Ante un shock inédito como el generado por la Covid-19 suelen hacerse dos diagnósticos: primero, se trata de una perturbación coyuntural; superada la pandemia se producirá una vuelta a la normalidad. Segundo, se está ante un fenómeno que pone de relieve y agudiza las deficiencias estructurales de la economía y, por tanto, el retorno a la senda de un crecimiento alto y sostenido es, ceteris paribus, un ejercicio de voluntarismo.
Optar por uno u otro diagnostico se traduce en políticas distintas cuyas consecuencias son muy diferentes. El Gobierno ha errado tanto en la definición del problema como en la estrategia para abordarle.
La pandemia y sus efectos económicos han puesto de manifiesto la insostenibilidad del modelo existente, definido por una constante expansión del Estado en la economía sostenida sobre tres pilares que la crisis sólo ha agudizado: el aumento del gasto, de los impuestos y de las regulaciones.
Su combinación ha puesto las finanzas públicas al borde del abismo, mina los incentivos al trabajo, al ahorro y a la inversión de las familias y de las empresas e impide al tejido productivo adaptarse al shock y desplazar sus recursos hacia los sectores con mejores perspectivas de crecimiento en el escenario post Covid. Esta es la realidad.
En esas condiciones, la posibilidad de crecer y crear empleo a tasas elevadas es una hipótesis irreal. El PIB se incrementará en 2021 tras su desplome en 2020, faltaría más, pero mantendrá un pulso débil en los años posteriores con un añadido: la permanente espada de Damocles de una crisis fiscal que puede producirse en cualquier momento y que se materializará sin duda alguna salvo que se introduzca un cambio radical en la orientación de la política gubernamental.
Por tanto es un espejismo considerar que el mediocre aumento del PIB que se registrará este año es el inicio de un nuevo ciclo expansivo.
Se ha llegado al final del camino de un sistema exhausto. Ya no es posible gastar más ni subir los impuestos ni intensificar-mantener las rigideces de los mercados sin generar el colapso de la economía.
El Gobierno Rajoy agotó el margen de maniobra disponible para un programa socialdemócrata y fijó sus límites. La actual coalición gubernamental ha dado un salto cuantitativo.

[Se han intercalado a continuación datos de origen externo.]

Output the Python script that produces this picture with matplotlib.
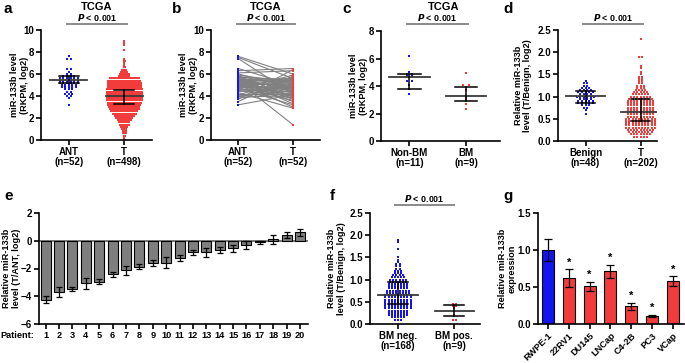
import numpy as np
import matplotlib
matplotlib.use('Agg')
from matplotlib import pyplot as plt

plt.rcParams['font.family'] = ['Liberation Sans', 'DejaVu Sans']
plt.rcParams['font.weight'] = 'bold'
plt.rcParams['axes.labelweight'] = 'bold'

BLUE = '#1414f0'
RED = '#f23c3c'

# ---- panel a: TCGA ANT vs T (value levels and point counts per level)
a_ant_levels = [3.2, 3.8, 4.0, 4.2, 4.4, 4.6, 4.8, 5.0, 5.2, 5.4, 5.6, 5.8, 6.0, 6.2, 6.5, 7.4, 7.6]
a_ant_counts = [1, 1, 2, 3, 2, 3, 5, 5, 6, 6, 6, 4, 2, 1, 2, 2, 1]
a_t_levels = [0.0, 0.2, 0.4, 0.6, 0.8, 1.0, 1.2, 1.4, 1.6, 1.8, 2.0, 2.2, 2.4,
              2.6, 2.8, 3.0, 3.2, 3.4, 3.6, 3.8, 4.0, 4.2, 4.4, 4.6, 4.8, 5.0, 5.2, 5.4, 5.6,
              5.8, 6.0, 6.2, 6.4, 6.6, 6.8, 7.0, 7.2, 7.4, 8.2, 8.6, 8.8, 9.0]
a_t_counts = [2, 1, 2, 3, 3, 4, 5, 7, 8, 10, 12, 14, 17,
              19, 21, 22, 23, 24, 25, 25, 25, 25, 25, 25, 24, 24, 24, 23, 21,
              8, 7, 5, 4, 2, 1, 1, 2, 1, 1, 1, 1, 1]
a_summary = {'ANT': (5.45, 5.15, 5.8), 'T': (4.0, 3.25, 4.55)}
a_labels = ['ANT\n(n=52)', 'T\n(n=498)']

# ---- panel b: paired ANT / T
b_ant = [7.6, 7.5, 7.4, 6.5, 6.3, 6.1, 6.0, 5.9, 5.8, 5.8, 5.7, 5.7, 5.6, 5.6, 5.5, 5.5,
         5.5, 5.4, 5.4, 5.4, 5.3, 5.3, 5.3, 5.2, 5.2, 5.2, 5.1, 5.1, 5.0, 5.0, 5.0, 4.9,
         4.9, 4.8, 4.8, 4.7, 4.6, 4.6, 4.5, 4.4, 4.3, 4.2, 4.1, 4.0, 4.0, 3.9, 3.8, 3.7,
         3.5, 3.2, 5.3, 4.6]
b_t = [6.0, 5.6, 4.2, 5.0, 6.5, 6.3, 4.8, 5.2, 4.9, 3.9, 5.5, 4.4, 5.1, 3.7, 5.4, 4.6,
       3.3, 5.3, 4.7, 4.0, 1.4, 5.6, 3.5, 4.9, 4.3, 3.0, 5.0, 4.5, 3.8, 5.2, 4.1, 4.6,
       3.6, 4.8, 5.7, 3.2, 4.4, 5.9, 4.0, 4.7, 2.9, 4.2, 5.5, 3.9, 4.5, 5.1, 4.3, 6.4,
       5.8, 4.1, 4.8, 4.2]
b_labels = ['ANT\n(n=52)', 'T\n(n=52)']

# ---- panel c: TCGA Non-BM vs BM
c_nonbm_levels = [3.4, 3.8, 4.05, 4.4, 4.7, 4.9, 5.0, 6.2]
c_nonbm_counts = [1, 1, 1, 2, 2, 2, 1, 1]
c_bm_levels = [2.35, 2.7, 2.95, 3.1, 3.3, 3.7, 4.05, 4.95]
c_bm_counts = [1, 1, 1, 1, 1, 1, 2, 1]
c_summary = {'Non-BM': (4.65, 3.8, 4.9), 'BM': (3.3, 2.9, 3.93)}
c_labels = ['Non-BM\n(n=11)', 'BM\n(n=9)']

# ---- panel d: Benign vs T
d_ben_levels = [0.6, 0.7, 0.75, 0.8, 0.85, 0.9, 0.95, 1.0, 1.05, 1.1, 1.15, 1.2, 1.25, 1.3, 1.35]
d_ben_counts = [1, 1, 2, 3, 5, 5, 4, 6, 4, 5, 4, 3, 2, 2, 1]
d_t_levels = [0.1, 0.15, 0.2, 0.25, 0.3, 0.35, 0.4, 0.45, 0.5, 0.55, 0.6, 0.65, 0.7, 0.75,
              0.8, 0.85, 0.9, 0.95, 1.0, 1.05, 1.1, 1.15, 1.2, 1.25, 1.3, 1.35, 1.4, 1.45,
              1.5, 1.55, 1.65, 1.7, 1.9, 2.3]
d_t_counts = [5, 7, 8, 9, 10, 10, 10, 10, 10, 9, 9, 9, 9, 9,
              9, 9, 9, 8, 7, 6, 5, 4, 3, 3, 2, 2, 2, 2,
              1, 1, 1, 1, 2, 1]
d_summary = {'Benign': (1.01, 0.86, 1.13), 'T': (0.65, 0.45, 0.95)}
d_labels = ['Benign\n(n=48)', 'T\n(n=202)']

# ---- panel e: per-patient T/ANT
e_patients = list(range(1, 21))
e_values = [-4.26, -3.69, -3.45, -3.06, -2.94, -2.43, -2.14, -1.86, -1.61, -1.57,
            -1.25, -0.84, -0.84, -0.67, -0.53, -0.31, -0.12, 0.1, 0.41, 0.6]
e_errors = [0.25, 0.35, 0.15, 0.4, 0.17, 0.17, 0.35, 0.17, 0.22, 0.4,
            0.2, 0.17, 0.35, 0.2, 0.25, 0.3, 0.1, 0.35, 0.2, 0.25]

# ---- panel f: BM neg vs BM pos
f_neg_levels = [0.1, 0.15, 0.2, 0.25, 0.3, 0.35, 0.4, 0.45, 0.5, 0.55, 0.6, 0.65, 0.7, 0.75,
                0.8, 0.85, 0.9, 0.95, 1.0, 1.05, 1.1, 1.15, 1.2, 1.25, 1.3, 1.35, 1.4, 1.45,
                1.5, 1.7, 1.85, 1.9]
f_neg_counts = [3, 5, 7, 7, 7, 9, 9, 9, 9, 9, 9, 9, 8, 8,
                7, 7, 7, 6, 6, 5, 4, 3, 3, 2, 2, 2, 1, 1,
                1, 1, 1, 1]
f_pos_levels = [0.1, 0.2, 0.3, 0.35, 0.4, 0.45]
f_pos_counts = [2, 1, 1, 1, 2, 2]
f_summary = {'neg': (0.65, 0.44, 0.94), 'pos': (0.3, 0.17, 0.42)}
f_labels = ['BM neg.\n(n=168)', 'BM pos.\n(n=9)']

# ---- panel g: cell lines
g_cells = ['RWPE-1', '22RV1', 'DU145', 'LNCap', 'C4-2B', 'PC3', 'VCap']
g_values = [1.0, 0.62, 0.51, 0.71, 0.24, 0.11, 0.58]
g_errors = [0.15, 0.12, 0.06, 0.09, 0.05, 0.015, 0.07]

W, H = 685, 363
fig = plt.figure(figsize=(W / 100, H / 100), dpi=100)


def add_ax(left, right, top, bottom):
    return fig.add_axes([left / W, 1 - bottom / H, (right - left) / W, (bottom - top) / H])


def style(ax):
    for s in ('top', 'right'):
        ax.spines[s].set_visible(False)
    for s in ('left', 'bottom'):
        ax.spines[s].set_linewidth(1.2)
    ax.tick_params(width=1.2, length=3.5, labelsize=7, pad=1.5)


def swarm(ax, levels, counts, center, dx, color, ms=2.6):
    xs, ys = [], []
    for v, k in zip(levels, counts):
        offs = (np.arange(k) - (k - 1) / 2) * dx
        xs.extend(center + offs)
        ys.extend([v] * k)
    ax.scatter(xs, ys, s=ms, marker='s', color=color, linewidths=0, clip_on=False, zorder=2)


def summary(ax, x, stats, half_mean=0.33, half_cap=0.18):
    m, lo, hi = stats
    ax.plot([x - half_mean, x + half_mean], [m, m], color='#3a3a3a', lw=1.3, zorder=3)
    ax.plot([x, x], [lo, hi], color='black', lw=1.1, zorder=3)
    for v in (lo, hi):
        ax.plot([x - half_cap, x + half_cap], [v, v], color='black', lw=1.1, zorder=3)


def cat_ticks(ax, labels):
    ax.set_xticks([1, 2])
    ax.set_xticklabels(labels, fontsize=7)
    for t in ax.get_xticklabels():
        t.set_linespacing(1.05)


def pbar(ax, x0, x1, y, ytext):
    ax.plot([x0, x1], [y, y], color='#8a8a8a', lw=1.4, clip_on=False)
    ax.text((x0 + x1) / 2, ytext, r'$\bfit{P}$ < 0.001', ha='center', va='bottom',
            fontsize=6.4, clip_on=False)


def ylab(ax, text, xpos):
    ax.set_ylabel(text, fontsize=6.6, linespacing=1.1)
    ax.yaxis.set_label_coords(xpos, 0.5)


# panel a
ax = add_ax(41, 152, 30, 140)
style(ax)
swarm(ax, a_ant_levels, a_ant_counts, 1, 0.065, BLUE)
swarm(ax, a_t_levels, a_t_counts, 2, 0.026, RED, ms=1.9)
summary(ax, 1, a_summary['ANT'])
summary(ax, 2, a_summary['T'])
ax.set_xlim(0.5, 2.5)
ax.set_ylim(0, 10)
ax.set_yticks(range(0, 11, 2))
cat_ticks(ax, a_labels)
pbar(ax, 0.97, 2.05, 10.55, 10.62)
ylab(ax, 'miR-133b level\n(RKPM, log2)', -0.11)

# panel b
ax = add_ax(211, 320, 30, 140)
style(ax)
for v0, v1 in zip(b_ant, b_t):
    ax.plot([1, 2], [v0, v1], color='#808080', lw=0.8, zorder=1)
ax.scatter([1] * len(b_ant), b_ant, s=3, marker='s', color=BLUE, linewidths=0, zorder=2)
ax.scatter([2] * len(b_t), b_t, s=3, marker='s', color=RED, linewidths=0, zorder=2)
ax.set_xlim(0.5, 2.5)
ax.set_ylim(0, 10)
ax.set_yticks(range(0, 11, 2))
cat_ticks(ax, b_labels)
pbar(ax, 0.97, 2.05, 10.55, 10.62)
ylab(ax, 'miR-133b level\n(RKPM, log2)', -0.12)

# panel c
ax = add_ax(381, 500, 31, 141)
style(ax)
swarm(ax, c_nonbm_levels, c_nonbm_counts, 1, 0.1, BLUE, ms=4)
swarm(ax, c_bm_levels, c_bm_counts, 2, 0.1, RED, ms=4)
summary(ax, 1, c_summary['Non-BM'], 0.36, 0.2)
summary(ax, 2, c_summary['BM'], 0.36, 0.2)
ax.set_xlim(0.5, 2.6)
ax.set_ylim(0, 8)
ax.set_yticks(range(0, 9, 2))
cat_ticks(ax, c_labels)
pbar(ax, 0.96, 2.03, 8.5, 8.56)
ylab(ax, 'miR-133b level\n(RKPM, log2)', -0.11)

# panel d
ax = add_ax(558, 657, 30, 141)
style(ax)
swarm(ax, d_ben_levels, d_ben_counts, 1, 0.065, BLUE)
swarm(ax, d_t_levels, d_t_counts, 2, 0.058, RED)
summary(ax, 1, d_summary['Benign'], 0.35, 0.18)
summary(ax, 2, d_summary['T'], 0.35, 0.18)
ax.set_xlim(0.5, 2.3)
ax.set_ylim(0, 2.5)
ax.set_yticks(np.arange(0, 2.51, 0.5))
ax.set_yticklabels(['%.1f' % v for v in np.arange(0, 2.51, 0.5)])
cat_ticks(ax, d_labels)
pbar(ax, 0.95, 2.05, 2.64, 2.66)
ylab(ax, 'Relative miR-133b\nlevel (T/Benign, log2)', -0.26)

# panel e
ax = add_ax(39, 308, 213, 324)
style(ax)
ax.bar(e_patients, e_values, width=0.75, color='#7f7f7f', edgecolor='black', lw=0.8, zorder=2)
ax.errorbar(e_patients, e_values, yerr=e_errors, fmt='none', ecolor='black',
            elinewidth=0.9, capsize=2.4, capthick=0.9, zorder=3)
ax.axhline(0, color='#555555', lw=1.1, zorder=1)
ax.set_xlim(0.5, 20.6)
ax.set_ylim(-6, 2)
ax.set_yticks(range(-6, 3, 2))
ax.set_xticks(e_patients)
ax.tick_params(axis='x', labelsize=6.6)
ylab(ax, 'Relative miR-133b\nlevel (T/ANT, log2)', -0.067)

# panel f
ax = add_ax(370, 480, 213, 324)
style(ax)
swarm(ax, f_neg_levels, f_neg_counts, 1, 0.056, BLUE)
swarm(ax, f_pos_levels, f_pos_counts, 2, 0.06, RED)
summary(ax, 1, f_summary['neg'], 0.35, 0.18)
summary(ax, 2, f_summary['pos'], 0.35, 0.18)
ax.set_xlim(0.5, 2.46)
ax.set_ylim(0, 2.5)
ax.set_yticks(np.arange(0, 2.51, 0.5))
ax.set_yticklabels(['%.1f' % v for v in np.arange(0, 2.51, 0.5)])
cat_ticks(ax, f_labels)
pbar(ax, 0.95, 2.0, 2.68, 2.70)
ylab(ax, 'Relative miR-133b\nlevel (T/Benign, log2)', -0.22)

# panel g
ax = add_ax(538, 684, 213, 324)
style(ax)
gx = np.arange(len(g_cells))
colors = [BLUE] + [RED] * (len(g_cells) - 1)
ax.bar(gx, g_values, width=0.58, color=colors, edgecolor='black', lw=0.8, zorder=2)
ax.errorbar(gx, g_values, yerr=g_errors, fmt='none', ecolor='black',
            elinewidth=0.9, capsize=3, capthick=0.9, zorder=3)
for x, v, e in zip(gx[1:], g_values[1:], g_errors[1:]):
    ax.text(x, v + e + 0.02, '*', ha='center', va='bottom', fontsize=8)
ax.set_xlim(-0.48, 6.54)
ax.set_ylim(0, 1.5)
ax.set_yticks([0, 0.5, 1.0, 1.5])
ax.set_yticklabels(['0.0', '0.5', '1.0', '1.5'])
ax.set_xticks(gx)
ax.set_xticklabels(g_cells, rotation=45, ha='right', rotation_mode='anchor', fontsize=6.6)
ylab(ax, 'Relative miR-133b\nexpression', -0.143)

# titles, letters and extra labels
for x in (97, 266, 444):
    fig.text(x / W, 1 - 7.5 / H, 'TCGA', ha='center', va='center', fontsize=8)
for letter, x, y in [('a', 4, 13), ('b', 172, 13), ('c', 342, 13), ('d', 503, 13),
                     ('e', 4, 200), ('f', 330, 200), ('g', 503, 200)]:
    fig.text(x / W, 1 - y / H, letter, ha='left', va='baseline', fontsize=11)
fig.text(17 / W, 1 - 335 / H, 'Patient:', ha='center', va='center', fontsize=6.6)

fig.savefig('out.png', dpi=100)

Ha profundizado en el camino de un desaforado expansionismo macro y de un intervencionismo micro que es incompatible con la estabilización de la economía a corto y con su progreso a medio y largo plazo. Cualquier manual de introducción a la ciencia lúgubre certifica esta aseveración.
El Gobierno Rajoy agotó el margen de maniobra disponible para un programa socialdemócrata y fijó sus límites
Ante este panorama, España necesita una terapia de choque. En primer lugar, porque el deterioro de las finanzas públicas no se corregirá, sino que se agravará sin una mix de recortes y de reformas estructurales.
En segundo lugar, porque la pérdida de credibilidad y de confianza de los agentes económicos sólo se recuperará con un plan de consolidación presupuestaria riguroso, acompañado de una estrategia agresiva en el lado de la oferta. La era de los retoques ha tocado a su fin y quien intente aplicarla estará condenado al fracaso.
Así lo demuestra la experiencia en los países de la OCDE durante las últimas tres décadas recogida por Alesina en su libro Austeridad. Los gobiernos que han realizado ajustes fiscales profundos y han liberalizado sus mercados han sido reelegidos en su mayoría; los que no lo hicieron o se quedaron a medias perdieron las elecciones.
Quizá esta exposición parezca catastrofista para algunos o exagerada para muchos, pero es básico no hacerse trampas en el solitario y asumir la weberiana ética de la responsabilidad.
La economía española no está aquejada de otro mal que el de un mal Gobierno. El problema económico español es político. No existe nada que condene al país al atraso, a perder el tren de la modernidad, a contemplar la caída del nivel de vida de sus ciudadanos y aceptar la crónica persistencia de un desempleo escandaloso. Thatcher sintetizó en un acrónimo, TINA (There is Not Alternative), su plan económico para un Reino Unido convertido en el enfermó de Europa.
A comienzos de la segunda mitad del Siglo XXI, España está en esa misma tesitura. La crisis española no es la del capitalismo sino la de su antónimo: el colectivismo rampante.